Karstadt: Jetzt wird es hart
17 000 Beschäftigte haben vergebens auf den großen Befreiungsschlag gewartet. Stattdessen ist von Schließungen die Rede.
Essen. Dunkle Wolken über Karstadt: Nach der mit Spannung erwarteten Krisensitzung des Aufsichtsrats wächst die Sorge um die Zukunft des Essener Traditionsunternehmens. Wer auf einen Befreiungsschlag und größere Investitionen in die Modernisierung durch den neuen Karstadt-Eigentümer René Benko gehofft hatte, wurde enttäuscht. Der harte Sanierungskurs, den er mit dem Warenhauskonzern einschlägt, lässt eine düstere Zukunft für die Mitarbeiter erahnen.
Stellenstreichungen unter den 17 000 Beschäftigten und das Aus für ganze Filialen sind bei Karstadt plötzlich kein Tabu mehr — auch wenn es bei der Sitzung am vergangenen Donnerstag zunächst nicht um die Schließung konkreter Standorte ging. Für weitere Beratungen hat sich der Aufsichtsrat eine Frist von sechs Wochen bis zum nächsten Treffen Ende Oktober gesetzt.
Am Wochenende sickerten jedoch bereits erste Zahlen zu möglichen Sanierungsplänen durch. Die „Bild am Sonntag“ zitierte aus einem achtseitigen Konzept, mit dem das Kontrollgremium Führungskräfte auf einen harten Sanierungskurs einstimmt. Mindestens 209 Millionen Euro koste eine Sanierung. Den 83 Filialen stünden Einschnitte bevor: Weniger Personal, weniger Kassen. Daneben sollen allein in der Essener Zentrale 20 Prozent der Stellen abgebaut werden, berichtet das Blatt.

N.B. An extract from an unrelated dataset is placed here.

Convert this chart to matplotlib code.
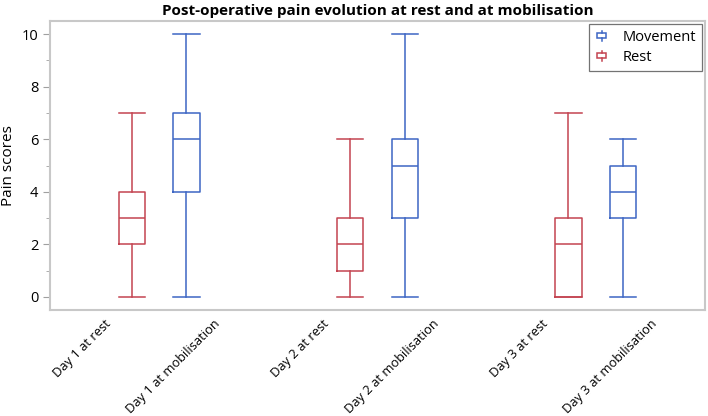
import matplotlib.pyplot as plt
import matplotlib.patches as mpatches
from matplotlib.legend_handler import HandlerBase
from matplotlib.lines import Line2D
from matplotlib.ticker import MultipleLocator

plt.rcParams['font.family'] = ['Open Sans', 'DejaVu Sans']

categories = ["Day 1 at rest", "Day 1 at mobilisation",
              "Day 2 at rest", "Day 2 at mobilisation",
              "Day 3 at rest", "Day 3 at mobilisation"]
groups = ["Rest", "Movement", "Rest", "Movement", "Rest", "Movement"]
mins = [0, 0, 0, 0, 0, 0]
q1s = [2, 4, 1, 3, 0, 3]
medians = [3, 6, 2, 5, 2, 4]
q3s = [4, 7, 3, 6, 3, 5]
maxs = [7, 10, 6, 10, 7, 6]

colors = {"Movement": "#3d66c4", "Rest": "#c34451"}
offsets = {"Movement": -0.25, "Rest": 0.25}


class BoxHandler(HandlerBase):
    def __init__(self, color):
        super().__init__()
        self.color = color

    def create_artists(self, legend, orig_handle, xdescent, ydescent,
                       width, height, fontsize, trans):
        cx = width * 0.35 - xdescent
        w = width * 0.5
        h = height * 0.5
        y0 = (height - h) / 2 - ydescent
        rect = mpatches.Rectangle((cx - w / 2, y0), w, h, fill=False,
                                  edgecolor=self.color, lw=1.1, transform=trans)
        l1 = Line2D([cx, cx], [-ydescent, y0], color=self.color, lw=1.1, transform=trans)
        l2 = Line2D([cx, cx], [y0 + h, height - ydescent], color=self.color, lw=1.1, transform=trans)
        return [rect, l1, l2]


fig = plt.figure(figsize=(7.08, 4.16), dpi=100)
ax = fig.add_axes([0.0706, 0.2548, 0.925, 0.6947])

for i, cat in enumerate(categories):
    g = groups[i]
    stats = [dict(med=medians[i], q1=q1s[i], q3=q3s[i],
                  whislo=mins[i], whishi=maxs[i], fliers=[])]
    c = colors[g]
    ax.bxp(stats, positions=[i + offsets[g]], widths=0.24, showfliers=False,
           boxprops=dict(color=c, lw=1.1),
           whiskerprops=dict(color=c, lw=1.1),
           capprops=dict(color=c, lw=1.1),
           medianprops=dict(color=c, lw=1.1),
           capwidths=0.24, manage_ticks=False)

ax.set_xlim(-0.5, 5.5)
ax.set_ylim(-0.5, 10.5)
ax.set_xticks(range(len(categories)))
ax.set_xticklabels(categories, rotation=45, ha='right', rotation_mode='anchor', fontsize=9.3)
ax.tick_params(axis='x', length=0, pad=5)
ax.yaxis.set_major_locator(MultipleLocator(2))
ax.yaxis.set_minor_locator(MultipleLocator(1))
ax.tick_params(axis='y', which='major', length=5, color='#a0a0a0', labelsize=10.5)
ax.tick_params(axis='y', which='minor', length=3, color='#a0a0a0')
for s in ax.spines.values():
    s.set_color('#c8c8c8')
    s.set_linewidth(1.5)

ax.set_ylabel("Pain scores", fontsize=11, labelpad=4)
ax.set_title("Post-operative pain evolution at rest and at mobilisation",
             fontsize=11, fontweight='bold', pad=4)

h_mov = mpatches.Patch(label="Movement")
h_rest = mpatches.Patch(label="Rest")
leg = ax.legend([h_mov, h_rest], ["Movement", "Rest"], loc='upper right',
                handler_map={h_mov: BoxHandler(colors["Movement"]),
                             h_rest: BoxHandler(colors["Rest"])},
                fancybox=False, edgecolor='#505050', fontsize=10.5,
                handlelength=1.3, handletextpad=0.6, borderpad=0.4,
                labelspacing=0.35, borderaxespad=0.2)
leg.get_frame().set_linewidth(0.9)

fig.savefig("out.png", dpi=100)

Um Karstadt jetzt noch zu retten, wäre eine „umfassende Sanierung“ notwendig, fordert auch der Sanierungsfachmann Harald Linné von der Managementberatung Atreus. „Die Chance für andere Optionen wurde in den letzten Jahren verpasst“, so Linné. Benko-Vorgänger Nicolas Berggruen habe nicht nur die „Komplexität des Problemfalls“ unterschätzt, sondern auch in „fahrlässiger Art und Weise“ nicht in die Weiterentwicklung des Unternehmens investiert.

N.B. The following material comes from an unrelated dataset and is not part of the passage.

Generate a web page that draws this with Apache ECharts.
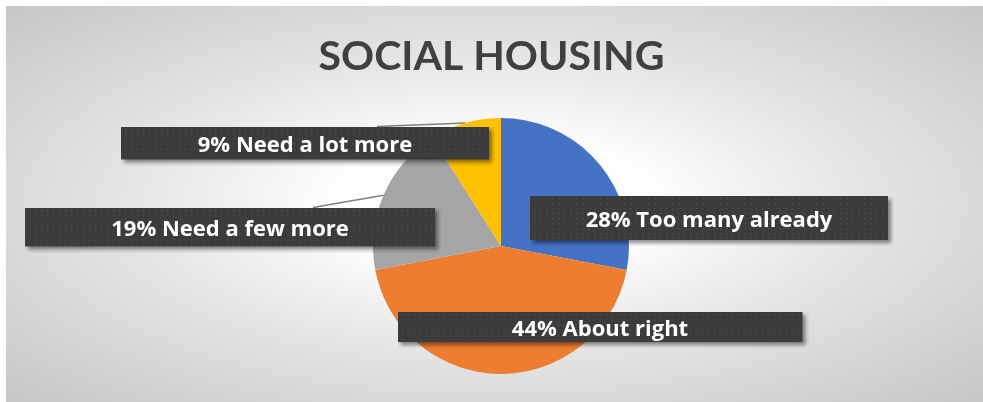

Vor allem die Beschäftigten des Warenhausunternehmens sind alarmiert: „Man bereitet die Arbeitnehmervertreter auf harte Einschnitte vor und vertagt das bis zur nächsten Sitzung“, beschreibt Experte Gerd Hessert von der Universität Leipzig die aktuelle Situation. „Man überprüft jede Filiale, ob ein Personalabbau notwendig ist.“
Doch die Personaldecke in den Warenhäusern sei schon deutlich ausgedünnt: Wo noch vor einigen Jahren ein Verkäufer im Warenhaus durchschnittlich für eine Fläche von 60 Quadratmetern zuständig gewesen sei, liege dieser Wert heute schon bei etwa 76 Quadratmetern. „Die kritische Personaldecke ist in vielen Warenhäusern bereits unterschritten“, stellte Handelsexperte Gerrit Heinemann von der Hochschule Niederrhein fest.

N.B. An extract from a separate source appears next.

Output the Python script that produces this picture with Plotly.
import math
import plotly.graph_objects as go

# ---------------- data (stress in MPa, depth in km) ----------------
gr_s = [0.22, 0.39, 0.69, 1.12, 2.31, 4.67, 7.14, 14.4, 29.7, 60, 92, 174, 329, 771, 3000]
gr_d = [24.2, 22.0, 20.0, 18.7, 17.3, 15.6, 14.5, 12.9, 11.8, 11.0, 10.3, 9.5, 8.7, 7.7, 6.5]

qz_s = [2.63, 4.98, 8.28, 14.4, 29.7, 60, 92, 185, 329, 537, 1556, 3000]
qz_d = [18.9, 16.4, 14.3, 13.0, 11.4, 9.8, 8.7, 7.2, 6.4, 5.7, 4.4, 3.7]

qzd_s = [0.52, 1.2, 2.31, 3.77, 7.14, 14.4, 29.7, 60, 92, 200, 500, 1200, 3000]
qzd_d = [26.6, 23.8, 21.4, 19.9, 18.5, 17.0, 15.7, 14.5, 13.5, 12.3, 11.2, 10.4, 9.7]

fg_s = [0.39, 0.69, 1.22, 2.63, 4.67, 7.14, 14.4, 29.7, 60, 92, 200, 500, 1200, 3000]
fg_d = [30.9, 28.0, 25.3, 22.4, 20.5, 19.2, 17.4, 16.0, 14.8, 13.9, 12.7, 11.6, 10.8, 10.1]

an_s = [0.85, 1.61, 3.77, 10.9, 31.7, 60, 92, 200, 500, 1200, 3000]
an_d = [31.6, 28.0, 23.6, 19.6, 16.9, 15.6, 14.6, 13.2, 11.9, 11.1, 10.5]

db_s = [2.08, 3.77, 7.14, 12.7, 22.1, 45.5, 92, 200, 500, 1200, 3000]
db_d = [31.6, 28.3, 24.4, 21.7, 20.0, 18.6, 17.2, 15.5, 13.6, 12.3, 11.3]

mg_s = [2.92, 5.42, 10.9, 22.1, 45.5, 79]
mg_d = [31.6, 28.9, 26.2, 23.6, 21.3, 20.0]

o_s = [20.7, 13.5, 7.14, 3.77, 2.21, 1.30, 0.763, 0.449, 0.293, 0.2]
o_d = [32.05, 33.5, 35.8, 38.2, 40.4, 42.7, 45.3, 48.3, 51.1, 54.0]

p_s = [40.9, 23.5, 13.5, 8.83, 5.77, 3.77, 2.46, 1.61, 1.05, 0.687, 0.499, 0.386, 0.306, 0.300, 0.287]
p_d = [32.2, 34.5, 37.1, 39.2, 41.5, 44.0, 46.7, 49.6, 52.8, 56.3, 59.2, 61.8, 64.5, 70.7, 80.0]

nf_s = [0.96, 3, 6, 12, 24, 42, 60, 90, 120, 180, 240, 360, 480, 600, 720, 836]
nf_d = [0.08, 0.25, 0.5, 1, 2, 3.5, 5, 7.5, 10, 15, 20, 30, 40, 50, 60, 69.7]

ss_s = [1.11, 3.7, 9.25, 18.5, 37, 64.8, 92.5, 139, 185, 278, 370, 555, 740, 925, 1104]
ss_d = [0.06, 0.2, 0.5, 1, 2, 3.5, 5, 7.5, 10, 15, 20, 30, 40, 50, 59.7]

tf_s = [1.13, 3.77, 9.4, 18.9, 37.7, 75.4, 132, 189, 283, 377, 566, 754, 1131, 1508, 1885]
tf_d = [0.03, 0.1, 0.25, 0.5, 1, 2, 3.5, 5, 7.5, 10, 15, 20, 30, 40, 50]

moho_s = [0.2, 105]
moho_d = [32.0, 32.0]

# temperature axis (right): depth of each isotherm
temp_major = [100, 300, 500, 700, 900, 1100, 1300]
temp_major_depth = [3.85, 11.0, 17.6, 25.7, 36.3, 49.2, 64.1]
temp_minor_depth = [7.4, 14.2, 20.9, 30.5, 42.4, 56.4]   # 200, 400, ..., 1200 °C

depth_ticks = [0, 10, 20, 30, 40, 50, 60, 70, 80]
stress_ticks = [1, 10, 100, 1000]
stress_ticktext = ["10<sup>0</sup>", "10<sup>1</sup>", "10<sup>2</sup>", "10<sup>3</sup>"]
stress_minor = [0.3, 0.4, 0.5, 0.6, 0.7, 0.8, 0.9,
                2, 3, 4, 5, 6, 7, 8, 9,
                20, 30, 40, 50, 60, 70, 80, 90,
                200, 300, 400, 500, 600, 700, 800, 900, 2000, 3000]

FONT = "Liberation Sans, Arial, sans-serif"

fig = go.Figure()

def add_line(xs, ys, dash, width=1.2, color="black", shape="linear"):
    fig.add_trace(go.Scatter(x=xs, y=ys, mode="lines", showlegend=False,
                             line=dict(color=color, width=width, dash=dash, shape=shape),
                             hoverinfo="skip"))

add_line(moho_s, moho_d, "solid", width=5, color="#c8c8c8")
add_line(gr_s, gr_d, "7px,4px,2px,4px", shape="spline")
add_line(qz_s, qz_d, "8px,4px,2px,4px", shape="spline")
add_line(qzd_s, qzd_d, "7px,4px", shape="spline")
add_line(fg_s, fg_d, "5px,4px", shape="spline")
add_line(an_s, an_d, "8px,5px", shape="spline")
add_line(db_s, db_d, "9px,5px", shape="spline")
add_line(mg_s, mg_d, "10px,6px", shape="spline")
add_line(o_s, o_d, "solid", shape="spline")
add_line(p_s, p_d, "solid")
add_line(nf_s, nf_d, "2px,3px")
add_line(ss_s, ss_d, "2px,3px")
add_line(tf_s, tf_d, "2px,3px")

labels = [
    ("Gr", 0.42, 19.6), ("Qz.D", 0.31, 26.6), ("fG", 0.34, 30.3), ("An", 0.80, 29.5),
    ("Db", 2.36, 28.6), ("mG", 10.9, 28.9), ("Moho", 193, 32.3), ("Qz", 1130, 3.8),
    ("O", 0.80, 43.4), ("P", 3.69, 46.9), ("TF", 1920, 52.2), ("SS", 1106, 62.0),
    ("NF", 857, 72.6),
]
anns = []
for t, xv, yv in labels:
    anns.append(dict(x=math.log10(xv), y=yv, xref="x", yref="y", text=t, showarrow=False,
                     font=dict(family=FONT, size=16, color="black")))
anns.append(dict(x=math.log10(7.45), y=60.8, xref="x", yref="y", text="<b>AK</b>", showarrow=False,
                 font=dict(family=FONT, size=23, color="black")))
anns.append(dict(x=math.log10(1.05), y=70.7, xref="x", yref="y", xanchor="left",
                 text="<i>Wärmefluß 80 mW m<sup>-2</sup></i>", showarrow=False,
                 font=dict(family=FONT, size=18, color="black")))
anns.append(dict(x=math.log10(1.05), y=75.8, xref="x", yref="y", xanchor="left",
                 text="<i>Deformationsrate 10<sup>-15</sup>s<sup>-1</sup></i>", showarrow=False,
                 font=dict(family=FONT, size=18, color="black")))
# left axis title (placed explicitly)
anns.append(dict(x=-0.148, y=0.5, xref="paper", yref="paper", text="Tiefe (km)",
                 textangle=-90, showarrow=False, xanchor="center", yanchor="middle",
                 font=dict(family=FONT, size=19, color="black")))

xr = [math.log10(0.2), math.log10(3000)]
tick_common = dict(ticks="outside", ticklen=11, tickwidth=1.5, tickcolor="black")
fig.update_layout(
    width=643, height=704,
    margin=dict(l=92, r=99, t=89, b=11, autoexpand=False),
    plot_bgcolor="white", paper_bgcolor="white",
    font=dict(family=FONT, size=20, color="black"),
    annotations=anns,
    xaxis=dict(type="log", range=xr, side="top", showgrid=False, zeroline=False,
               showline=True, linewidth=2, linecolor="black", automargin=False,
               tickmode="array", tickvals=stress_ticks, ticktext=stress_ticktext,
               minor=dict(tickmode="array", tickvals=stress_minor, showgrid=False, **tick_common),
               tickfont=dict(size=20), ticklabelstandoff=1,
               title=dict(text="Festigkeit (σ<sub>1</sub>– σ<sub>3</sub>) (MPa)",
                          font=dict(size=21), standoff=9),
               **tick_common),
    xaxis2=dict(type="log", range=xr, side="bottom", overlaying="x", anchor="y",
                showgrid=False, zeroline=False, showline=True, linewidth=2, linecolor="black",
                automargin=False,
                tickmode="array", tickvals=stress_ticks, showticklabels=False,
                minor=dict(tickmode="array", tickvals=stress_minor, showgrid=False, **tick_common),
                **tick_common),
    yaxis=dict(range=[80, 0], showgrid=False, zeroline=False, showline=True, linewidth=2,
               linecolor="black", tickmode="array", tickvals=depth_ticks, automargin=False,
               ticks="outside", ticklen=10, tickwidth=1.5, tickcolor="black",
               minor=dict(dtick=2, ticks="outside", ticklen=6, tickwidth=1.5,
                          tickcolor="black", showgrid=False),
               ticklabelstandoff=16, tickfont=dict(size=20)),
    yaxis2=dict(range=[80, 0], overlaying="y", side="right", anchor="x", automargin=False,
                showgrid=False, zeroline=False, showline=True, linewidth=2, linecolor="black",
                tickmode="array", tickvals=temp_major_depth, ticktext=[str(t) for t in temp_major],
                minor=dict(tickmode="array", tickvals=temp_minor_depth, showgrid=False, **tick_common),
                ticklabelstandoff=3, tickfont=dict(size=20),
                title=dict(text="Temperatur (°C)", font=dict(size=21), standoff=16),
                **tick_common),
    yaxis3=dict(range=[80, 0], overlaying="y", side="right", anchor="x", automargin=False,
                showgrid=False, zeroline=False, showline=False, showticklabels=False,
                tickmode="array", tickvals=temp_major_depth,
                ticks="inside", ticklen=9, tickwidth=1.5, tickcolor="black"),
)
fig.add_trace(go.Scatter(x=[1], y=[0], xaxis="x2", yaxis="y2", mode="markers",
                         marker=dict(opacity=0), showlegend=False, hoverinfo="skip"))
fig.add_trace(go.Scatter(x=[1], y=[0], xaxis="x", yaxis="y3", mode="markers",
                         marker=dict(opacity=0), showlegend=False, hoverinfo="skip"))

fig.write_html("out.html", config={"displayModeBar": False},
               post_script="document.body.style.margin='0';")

Gut laufende Karstadt-Filialen könnten von Benko in seine Premium-Group eingegliedert werden, meinte Hessert. Auf längere Frist sieht er — unabhängig von dem jeweiligen Eigentümer — jedoch nur eine Überlebenschance für eine Minderheit unter den Warenhäusern: „Ich glaube, dass in Deutschland von aktuell 191 Warenhausstandorten langfristig 70 Bestand haben“, meinte er.